- Education: Southern Methodist University, Vanderbilt University
- Occupation: Historian
- Writing career
- Subject: Tudor-Stuart England
- Notable awards: 2005 Outstanding Baccalaureate Colleges Professor of the Year

= Hayden Schilling =

American historian

W. A. Hayden Schilling (born June 2, 1935) was the Robert Critchfield Professor of English History at the College of Wooster, Wooster, Ohio, where he taught from 1964 until his retirement in 2015.

==Academic career==
Schilling attended Southern Methodist University, where he received his Bachelor of Arts in History in 1959. He then attended Vanderbilt University, earning his Master of Arts in 1962 and his PhD in 1970. His dissertation was The Central Government and the Municipal Corporations in England, 1642-1663. Schilling began teaching history at Wooster in 1964, achieved tenure in 1971, and the rank of professor of history in 1976. He served as Chair of the History Department from 1974 to 1976, and again from 2001 to 2004. He was dean of admissions from 1982 to 1989 and from 1990 to 1994.

==Coaching career==
Schilling served as head coach of men's tennis at Wooster from 1980 to 2013. During his tenure, the team had more than 450 wins and four North Coast Athletic Conference championships.

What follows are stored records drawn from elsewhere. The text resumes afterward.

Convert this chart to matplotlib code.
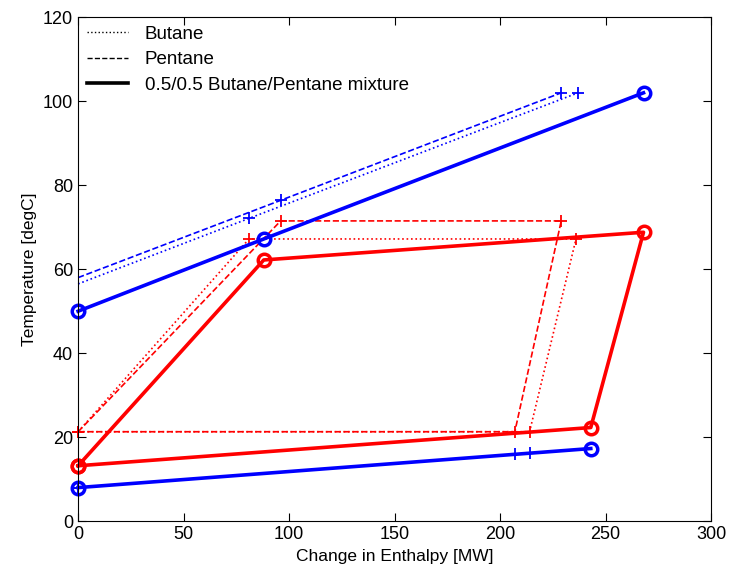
import matplotlib.pyplot as plt

plt.rcParams["font.family"] = ["Liberation Sans", "DejaVu Sans"]

### data ###

# 0.5/0.5 mixture (solid, circles)
mix_hot_top_x = [0, 88, 268]
mix_hot_top_y = [50, 67.2, 102]
mix_hot_bot_x = [0, 243]
mix_hot_bot_y = [8, 17.3]
mix_cold_x = [0, 88, 268, 243, 0]
mix_cold_y = [13.2, 62.2, 68.8, 22.3, 13.2]

# Butane (dotted, plus)
but_hot_top_x = [0, 81, 237]
but_hot_top_y = [56.5, 72.1, 102]
but_hot_bot_x = [0, 214]
but_hot_bot_y = [8, 16.2]
but_cold_x = [0, 81, 236, 214, 0]
but_cold_y = [21.3, 67.2, 67.2, 21.3, 21.3]

# Pentane (dashed, plus)
pen_hot_top_x = [0, 96, 229]
pen_hot_top_y = [58, 76.4, 102]
pen_hot_bot_x = [0, 207]
pen_hot_bot_y = [8, 15.9]
pen_cold_x = [0, 96, 229, 207, 0]
pen_cold_y = [21.3, 71.5, 71.5, 21.3, 21.3]

fig = plt.figure(figsize=(7.3, 5.74), dpi=100)
ax = fig.add_axes([0.107, 0.092, 0.867, 0.878])

thin = dict(lw=1.2, marker="+", ms=9, mew=1.3, clip_on=False)
ax.plot(but_hot_top_x, but_hot_top_y, ":", color="blue", markevery=[1, 2], **thin)
ax.plot(but_hot_bot_x, but_hot_bot_y, ":", color="blue", **thin)
ax.plot(but_cold_x, but_cold_y, ":", color="red", **thin)
ax.plot(pen_hot_top_x, pen_hot_top_y, "--", color="blue", markevery=[1, 2], **thin)
ax.plot(pen_hot_bot_x, pen_hot_bot_y, "--", color="blue", **thin)
ax.plot(pen_cold_x, pen_cold_y, "--", color="red", **thin)

thick = dict(lw=2.6, marker="o", ms=9, mew=2.5, mfc="none", clip_on=False)
ax.plot(mix_hot_top_x, mix_hot_top_y, "-", color="blue", **thick)
ax.plot(mix_hot_bot_x, mix_hot_bot_y, "-", color="blue", **thick)
ax.plot(mix_cold_x, mix_cold_y, "-", color="red", **thick)

# legend with black proxy lines
l1, = ax.plot([], [], ":", color="black", lw=1.0)
l2, = ax.plot([], [], "--", color="black", lw=1.0)
l3, = ax.plot([], [], "-", color="black", lw=2.6)
ax.legend([l1, l2, l3], ["Butane", "Pentane", "0.5/0.5 Butane/Pentane mixture"],
          loc="upper left", frameon=False, fontsize=13.5, handlelength=2.2,
          borderaxespad=0.05, labelspacing=0.45, handletextpad=0.9)

ax.set_xlim(0, 300)
ax.set_ylim(0, 120)
ax.set_xticks(range(0, 301, 50))
ax.set_yticks(range(0, 121, 20))
ax.tick_params(direction="in", top=True, right=True, labelsize=13, length=6)
ax.set_xlabel("Change in Enthalpy [MW]", fontsize=12.5)
ax.set_ylabel("Temperature [degC]", fontsize=12.5)

fig.savefig("out.png", dpi=100)
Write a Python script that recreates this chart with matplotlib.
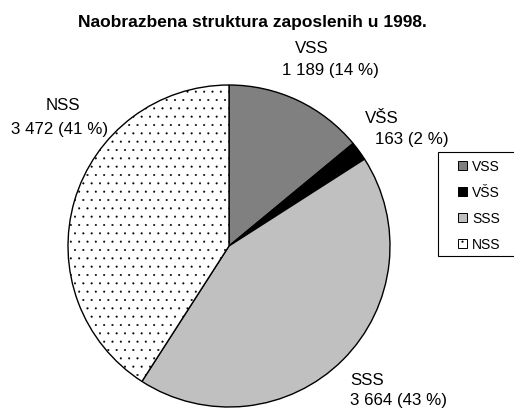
import matplotlib
matplotlib.use("Agg")
import matplotlib.pyplot as plt
from matplotlib.patches import Rectangle

plt.rcParams['font.family'] = ['Liberation Sans', 'DejaVu Sans']
plt.rcParams['hatch.linewidth'] = 0.25

categories = ['VSS', 'VŠS', 'SSS', 'NSS']
values = [1189, 163, 3664, 3472]
percents = [14, 2, 43, 41]
value_labels = ['1 189', '163', '3 664', '3 472']
title = 'Naobrazbena struktura zaposlenih u 1998.'

colors = ['#808080', '#000000', '#c0c0c0', '#ffffff']
hatches = [None, None, None, '..']

fig = plt.figure(figsize=(5.14, 4.10), dpi=100)
W, H = 514, 410
# pie centre and radius in pixels
cx, cy, r = 229, 247, 161
ax = fig.add_axes([(cx - r) / W, 1 - (cy + r) / H, 2 * r / W, 2 * r / H])
wedges, _ = ax.pie(values, colors=colors, startangle=90, counterclock=False,
                   wedgeprops=dict(edgecolor='black', linewidth=1.0))
for w, h in zip(wedges, hatches):
    if h:
        w.set_hatch(h)
ax.set_aspect('equal')
ax.set_xlim(-1, 1)
ax.set_ylim(-1, 1)

fig.text(252 / W, 1 - 27 / H, title, ha='center', va='baseline',
         fontsize=12.5, fontweight='bold')

fs = 12.2
def lbl(x, y, s, ha='center'):
    fig.text(x / W, 1 - y / H, s, ha=ha, va='baseline', fontsize=fs)

lbl(312, 53, categories[0])
lbl(330, 75, f'{value_labels[0]} ({percents[0]} %)')
lbl(382, 123, categories[1])
lbl(412, 144, f'{value_labels[1]} ({percents[1]} %)')
lbl(350, 385, categories[2], ha='left')
lbl(350, 405, f'{value_labels[2]} ({percents[2]} %)', ha='left')
lbl(63, 110, categories[3])
lbl(60, 134, f'{value_labels[3]} ({percents[3]} %)')

# legend (frame extends past the right edge as in the reference)
fig.patches.append(Rectangle((438 / W, 1 - 257 / H), 100 / W, 104 / H,
                             transform=fig.transFigure, facecolor='white',
                             edgecolor='black', linewidth=0.8, zorder=1))
row_y = [166, 192, 218, 244]
for cat, c, h, yy in zip(categories, colors, hatches, row_y):
    fig.patches.append(Rectangle((458 / W, 1 - (yy + 4.5) / H), 9 / W, 9 / H,
                                 transform=fig.transFigure, facecolor=c,
                                 edgecolor='black', linewidth=0.7, hatch=h,
                                 zorder=2))
    fig.text(472 / W, 1 - (yy + 5) / H, cat, ha='left', va='baseline',
             fontsize=10, zorder=3)

fig.savefig('out.png', dpi=100)
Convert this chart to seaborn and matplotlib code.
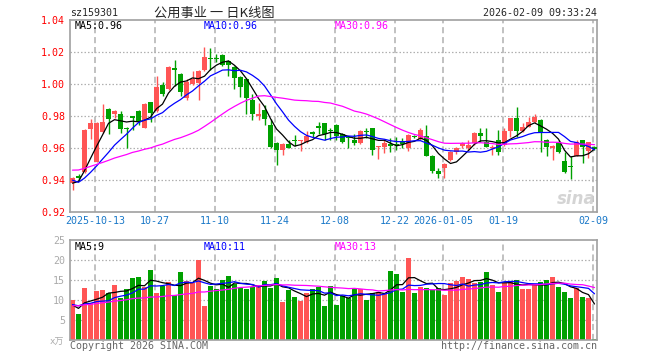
import numpy as np
import pandas as pd
import matplotlib
matplotlib.use("Agg")
import matplotlib.pyplot as plt
import seaborn as sns

# ---------------- data ----------------
ticker = "sz159301"
title = "公用事业 一 日K线图"
timestamp = "2026-02-09 09:33:24"
price_ma_labels = ["MA5:0.96", "MA10:0.96", "MA30:0.96"]
vol_ma_labels = ["MA5:9", "MA10:11", "MA30:13"]

date_labels = ["2025-10-13", "10-27", "11-10", "11-24", "12-08",
               "12-22", "2026-01-05", "01-19", "02-09"]
date_idx = [4, 14, 24, 34, 44, 54, 62, 72, 87]

price_ticks = [0.92, 0.94, 0.96, 0.98, 1.00, 1.02, 1.04]
vol_ticks = [5, 10, 15, 20, 25]

opens = [0.938, 0.9425, 0.945, 0.972, 0.9515, 0.970, 0.9845, 0.9815, 0.9815, 0.9722,
         0.9795, 0.9833, 0.9727, 0.9885, 0.983, 0.9995, 0.997, 1.0098, 1.0065, 0.9915,
         1.0002, 1.0005, 1.0085, 1.016, 1.0162, 1.0183, 1.0145, 1.0104, 1.0045, 1.003,
         0.9898, 0.9797, 0.984, 0.9745, 0.9634, 0.9585, 0.9625, 0.9648, 0.9645, 0.9635,
         0.9695, 0.9732, 0.9755, 0.971, 0.9744, 0.9686, 0.9662, 0.9651, 0.963, 0.9704,
         0.9723, 0.9607, 0.9605, 0.962, 0.9625, 0.9645, 0.960, 0.9673, 0.9655, 0.9676,
         0.955, 0.9455, 0.9475, 0.9527, 0.9578, 0.961, 0.960, 0.963, 0.9696, 0.964,
         0.9598, 0.965, 0.962, 0.9709, 0.9785, 0.9709, 0.9734, 0.9761, 0.9775, 0.9647,
         0.9603, 0.963, 0.9516, 0.9487, 0.9551, 0.9647, 0.9584, 0.9605]
highs = [0.942, 0.9435, 0.972, 0.978, 0.976, 0.9875, 0.985, 0.9835, 0.983, 0.973,
         0.980, 0.984, 0.988, 0.989, 1.005, 1.001, 1.011, 1.015, 1.007, 1.003,
         1.008, 1.0085, 1.023, 1.0225, 1.0185, 1.019, 1.015, 1.011, 1.005, 1.004,
         0.994, 0.988, 0.987, 0.978, 0.964, 0.963, 0.965, 0.968, 0.965, 0.9705,
         0.9705, 0.976, 0.9755, 0.9727, 0.975, 0.9696, 0.967, 0.9686, 0.9713, 0.9723,
         0.9725, 0.9612, 0.965, 0.966, 0.967, 0.9665, 0.9685, 0.9683, 0.9723, 0.9745,
         0.9555, 0.9475, 0.9505, 0.9582, 0.9605, 0.9635, 0.965, 0.9702, 0.9727, 0.9725,
         0.962, 0.9713, 0.9723, 0.979, 0.9858, 0.9755, 0.9796, 0.9812, 0.978, 0.9655,
         0.962, 0.965, 0.9578, 0.9547, 0.9647, 0.965, 0.964, 0.9613]
lows = [0.934, 0.9395, 0.9445, 0.9655, 0.951, 0.9695, 0.969, 0.979, 0.9695, 0.960,
        0.971, 0.9745, 0.9725, 0.976, 0.9825, 0.9925, 0.9965, 0.999, 0.9925, 0.990,
        0.9995, 0.990, 1.008, 1.009, 1.0135, 1.011, 1.005, 0.997, 0.992, 0.981,
        0.9775, 0.9775, 0.9745, 0.960, 0.9495, 0.9558, 0.9598, 0.961, 0.958, 0.963,
        0.9667, 0.9686, 0.965, 0.965, 0.965, 0.963, 0.960, 0.962, 0.9626, 0.966,
        0.9557, 0.953, 0.957, 0.9575, 0.959, 0.9598, 0.958, 0.966, 0.965, 0.9547,
        0.9445, 0.9412, 0.9412, 0.952, 0.9565, 0.960, 0.959, 0.962, 0.964, 0.9605,
        0.9557, 0.9557, 0.9613, 0.9671, 0.9671, 0.970, 0.973, 0.9755, 0.9578, 0.9547,
        0.9526, 0.957, 0.9445, 0.9406, 0.9547, 0.9505, 0.9537, 0.959]
closes = [0.941, 0.9415, 0.9715, 0.9755, 0.9755, 0.9765, 0.978, 0.983, 0.972, 0.9718,
          0.979, 0.976, 0.9877, 0.982, 0.998, 0.9935, 1.0105, 1.009, 0.995, 1.0015,
          1.003, 1.008, 1.017, 1.0155, 1.0155, 1.012, 1.012, 1.0035, 0.998, 0.991,
          0.9813, 0.9812, 0.978, 0.9605, 0.9585, 0.9625, 0.960, 0.9645, 0.9648, 0.9676,
          0.969, 0.9728, 0.9686, 0.9707, 0.9672, 0.9635, 0.966, 0.963, 0.9707, 0.970,
          0.959, 0.9611, 0.9634, 0.9615, 0.962, 0.9625, 0.968, 0.9669, 0.9713, 0.955,
          0.9454, 0.944, 0.950, 0.9572, 0.960, 0.963, 0.962, 0.9696, 0.9676, 0.9606,
          0.960, 0.9578, 0.9709, 0.9785, 0.9709, 0.9734, 0.9761, 0.9796, 0.9692, 0.9605,
          0.9606, 0.9578, 0.9448, 0.9483, 0.964, 0.9609, 0.964, 0.9595]
volumes = [10.0, 6.5, 13.0, 9.2, 12.25, 12.5, 11.7, 13.75, 10.6, 12.75,
           15.5, 15.75, 13.2, 17.5, 11.7, 13.5, 14.5, 11.25, 17.0, 14.8,
           14.2, 20.0, 8.5, 13.5, 12.8, 15.0, 16.0, 14.0, 12.9, 12.75,
           13.3, 13.75, 14.75, 13.0, 15.5, 9.5, 12.5, 10.75, 9.75, 11.75,
           12.75, 13.25, 8.5, 13.5, 8.75, 11.0, 10.5, 13.0, 12.75, 10.0,
           11.75, 12.0, 11.5, 17.25, 16.5, 12.0, 20.5, 11.75, 13.25, 13.0,
           12.5, 13.0, 11.25, 14.25, 14.75, 15.75, 15.25, 14.25, 14.5, 17.0,
           13.75, 12.0, 14.25, 14.75, 15.0, 12.75, 12.75, 13.75, 14.5, 15.0,
           15.75, 13.25, 12.0, 10.5, 13.0, 10.75, 10.5, 0.25]

# closes / volumes of the 29 sessions before the visible window (feed the moving averages)
pre_closes = [0.939, 0.940, 0.939, 0.939, 0.940, 0.938, 0.940, 0.939, 0.939, 0.939,
              0.950, 0.955, 0.957, 0.958, 0.962, 0.965, 0.966, 0.963, 0.960, 0.958,
              0.955, 0.945, 0.940, 0.936, 0.933, 0.936, 0.938, 0.937, 0.938]
pre_volumes = [6.5, 5.8, 6.4, 6.0, 6.3, 7.0, 6.2, 6.8, 6.5, 7.0,
               12.0, 11.5, 10.8, 11.7, 9.5, 8.8, 9.3, 10.5, 9.8, 10.2,
               9.5, 8.5, 7.5, 8.0, 11.25, 10.75, 6.0, 7.0, 10.0]

# ---------------- styling ----------------
RED = "#ff5555"
GREEN = "#00a000"
FRAME = "#a0a0a0"
GRID = "#b0b0b0"
MONO = "DejaVu Sans Mono"
FS = 7.2

sns.set_theme(style="white")
plt.rcParams["font.family"] = [MONO, "Noto Sans CJK SC"]

W, H = 660, 360
fig = plt.figure(figsize=(W / 100, H / 100), dpi=100)
fig.patch.set_facecolor("white")


def px(x, y):
    return x / W, 1 - y / H


ax1 = fig.add_axes([70 / W, 1 - 212 / H, 527 / W, 192 / H])
ax2 = fig.add_axes([70 / W, 1 - 340 / H, 527 / W, 100 / H])

n = len(closes)
idx = np.arange(n)
o = np.array(opens); c = np.array(closes)
hi = np.array(highs); lo = np.array(lows)
up = c >= o
colors = np.where(up, RED, GREEN)

df = pd.DataFrame({"i": idx, "close": c, "vol": volumes})
full_c = pd.Series(pre_closes + closes)
full_v = pd.Series(pre_volumes + volumes)
k = len(pre_closes)
for w in (5, 10, 30):
    df[f"ma{w}"] = full_c.rolling(w).mean().iloc[k:].to_numpy()
    df[f"vma{w}"] = full_v.rolling(w).mean().iloc[k:].to_numpy()

XL = (-2.5 / 6, (597 - 72.5) / 6)
bw = 5 / 6

for ax in (ax1, ax2):
    ax.set_xlim(*XL)
    for s in ax.spines.values():
        s.set_color(FRAME)
        s.set_linewidth(1.2)
    for d in date_idx:
        ax.axvline(d - 0.25, color=GRID, lw=1.1, ls=(0, (4, 2.5)), zorder=0)
    ax.tick_params(length=0)

# ---- price panel ----
ax1.set_ylim(0.92, 1.04)
for t in price_ticks[1:-1]:
    ax1.axhline(t, color=GRID, lw=0.9, ls=(0, (1.2, 1.6)), zorder=0)
ax1.vlines(idx, lo, hi, colors=colors, lw=1.0, zorder=2)
body_h = np.maximum(np.abs(c - o), 0.0007)
ax1.bar(idx, body_h, bottom=np.minimum(o, c), width=bw, color=colors,
        linewidth=0, zorder=3)
for col, clr in (("ma5", "black"), ("ma10", "#0000ff"), ("ma30", "#ff00ff")):
    sns.lineplot(data=df, x="i", y=col, ax=ax1, color=clr, lw=0.9, zorder=4)
ax1.set_xlabel(""); ax1.set_ylabel("")
ax1.set_yticks(price_ticks)
ax1.set_yticklabels([f"{t:.2f}" for t in price_ticks], color="#ff0000",
                    fontsize=FS, family=MONO)
ax1.tick_params(axis="y", pad=3.5)
ax1.set_xticks([d - 0.25 for d in date_idx])
ax1.set_xticklabels(date_labels, color="#1a78c8", fontsize=FS, family=MONO)
ax1.tick_params(axis="x", pad=3)

# ---- volume panel ----
ax2.set_ylim(0, 25)
for t in vol_ticks[:-1]:
    ax2.axhline(t, color=GRID, lw=0.9, ls=(0, (1.2, 1.6)), zorder=0)
ax2.bar(idx, volumes, width=bw, color=colors, linewidth=0, zorder=2)
for col, clr in (("vma5", "black"), ("vma10", "#0000ff"), ("vma30", "#ff00ff")):
    sns.lineplot(data=df, x="i", y=col, ax=ax2, color=clr, lw=0.9, zorder=4)
ax2.set_xlabel(""); ax2.set_ylabel("")
ax2.set_xticks([])
ax2.set_yticks(vol_ticks)
ax2.set_yticklabels([str(t) for t in vol_ticks], color="#aaaaaa",
                    fontsize=FS, family=MONO)
ax2.tick_params(axis="y", pad=3.5)

# ---- texts ----
fig.text(*px(70, 13), ticker, fontsize=FS, family=MONO, va="center", ha="left")
fig.text(*px(214, 13), title, fontsize=9.5, family=["Noto Sans CJK SC", "DejaVu Sans"],
         va="center", ha="center")
fig.text(*px(597, 13), timestamp, fontsize=FS, family=MONO, va="center", ha="right")

for (xp, lab, clr) in zip((75, 204, 335), price_ma_labels, ("black", "#0000ff", "#ff00ff")):
    fig.text(*px(xp, 26), lab, fontsize=FS, family=MONO, color=clr, va="center", ha="left")
for (xp, lab, clr) in zip((75, 204, 335), vol_ma_labels, ("black", "#0000ff", "#ff00ff")):
    fig.text(*px(xp, 247), lab, fontsize=FS, family=MONO, color=clr, va="center", ha="left")

fig.text(*px(64, 342), "x万", fontsize=6.5, family=["DejaVu Sans Mono", "Noto Sans CJK SC"],
         color="#aaaaaa", va="center", ha="right")
fig.text(*px(70, 346), "Copyright 2026 SINA.COM", fontsize=FS, family=MONO,
         color="#666666", va="center", ha="left")
fig.text(*px(597, 346), "http://finance.sina.com.cn", fontsize=FS, family=MONO,
         color="#666666", va="center", ha="right")
fig.text(*px(596, 199), "sina", fontsize=12, fontweight="bold", style="italic",
         family="DejaVu Sans", color="#d0d0d0", va="center", ha="right", alpha=0.9)

fig.savefig("out.png", dpi=100, facecolor="white")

Schilling is a five-time North Coast Athletic Conference Men's Tennis Coach of the Year (1985, 1990, 1991, 1996, 2004).

==Activism==
Schilling participated in Freedom Summer in 1966 when he taught at Miles College in Fairfield, Alabama. He also served as chair of the Committee on Black Education at the College of Wooster which introduced a Black Studies curriculum to the school. In 1973, Schilling was a member of the Wayne County Interfaith Commission on Human Rights.

==Awards and honors==
Schilling was a Fulbright Scholar at Royal Holloway College, The University of London, in 1962–1963. In 2005, he won the U.S. Professor of the Year Award for Outstanding Baccalaureate Colleges Professor from the Council for Advancement and Support of Education and the Carnegie Foundation for the Advancement of Teaching.